While most people might be inclined towards memorization, it's much better to pen down bullet points to each question and practice verbalizing them near to the interviews, so that your answers will come out more naturally.
4. Practice other questions by yourself or with AI
Even though trying to anticipate questions beyond the Big Three is challenging, you can get a lot of value out of practicing your story telling skills on sample questions. You may refer to my list of 30 questions which were collated across top tech companies for this. Also, going through this process will help you identify if there are significant gaps in your story catalog centered around specific signal areas. For example, perhaps you need more stories around past mistakes or .
This is a natural place to use chatbots: prompt an LLM to ask you these questions and give you feedback on your responses. Also encourage the AI to ask you follow up questions.

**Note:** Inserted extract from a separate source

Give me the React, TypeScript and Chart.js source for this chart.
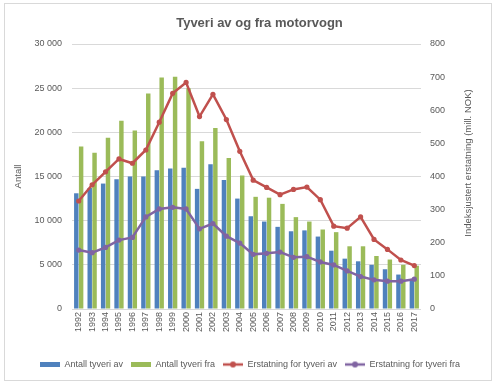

5. Prepare experiences to showcase fit to the company's culture / core values
As aforementioned, most top tech companies use their company values to evaluate candidates in behavioral interviews. As such, you should do your research to find out what those values are and ensure you have prepared experiences that showcase fit.
6. Try out mock behavioral interviews
If you would like to practice behavioral interviews with professional interviewers from top tech companies, schedule one with interviewing.io. Interviewing.io boasts a large pool of interviewers from Facebook, Amazon, Apple, Google and Microsoft. I have used interviewing.io both as an interviewer and interviewee and can guarantee a good experience with this platform.
For some advice on how to maximize your experience with mock interviewers, check out this post.
7. Expand your knowledge with newsletters, books, and courses
I've seen candidates get rejected for failing the behavioral round even though they did super well on the coding and system design interviews and if AI will be generating more and more code, behavioral interviews are getting more important—of course they’ve always been important for senior roles.
Check out the free newsletter Mastering Behavioral Interviews on Substack and the accompanying book.
There are also courses available:
- "Behavioral Interviews" by Exponent - While Exponent also has courses on technical content, what really makes them stand out from the other interview preparation platform is their availability of content for non-software engineering roles such as Product Management and Product Marketing. Their behavioral interview course is a mix of videos (by the Exponent CEO himself!) and text, going through the most common questions and imparting you with techniques to help you ace the interview. To top it off, they also have an interview question bank for behavioral questions with responses from the platform's helpful community. While the subscription might be a little pricey for just the behavioral interviews content, they also offer quality technical content for System Design, Data Structures and Algorithms. The convenience of a one-stop platform which covers all aspects of technical interview preparation is very enticing.
- "Grokking the Behavioral Interview" on Educative - As per other courses on Educative, this course is text-based and they believe that text-based courses are the more efficient than video courses. One thing that stands out about this course is that they teach you patterns for behavioral interviews, not just about memorizing questions and preparing answers.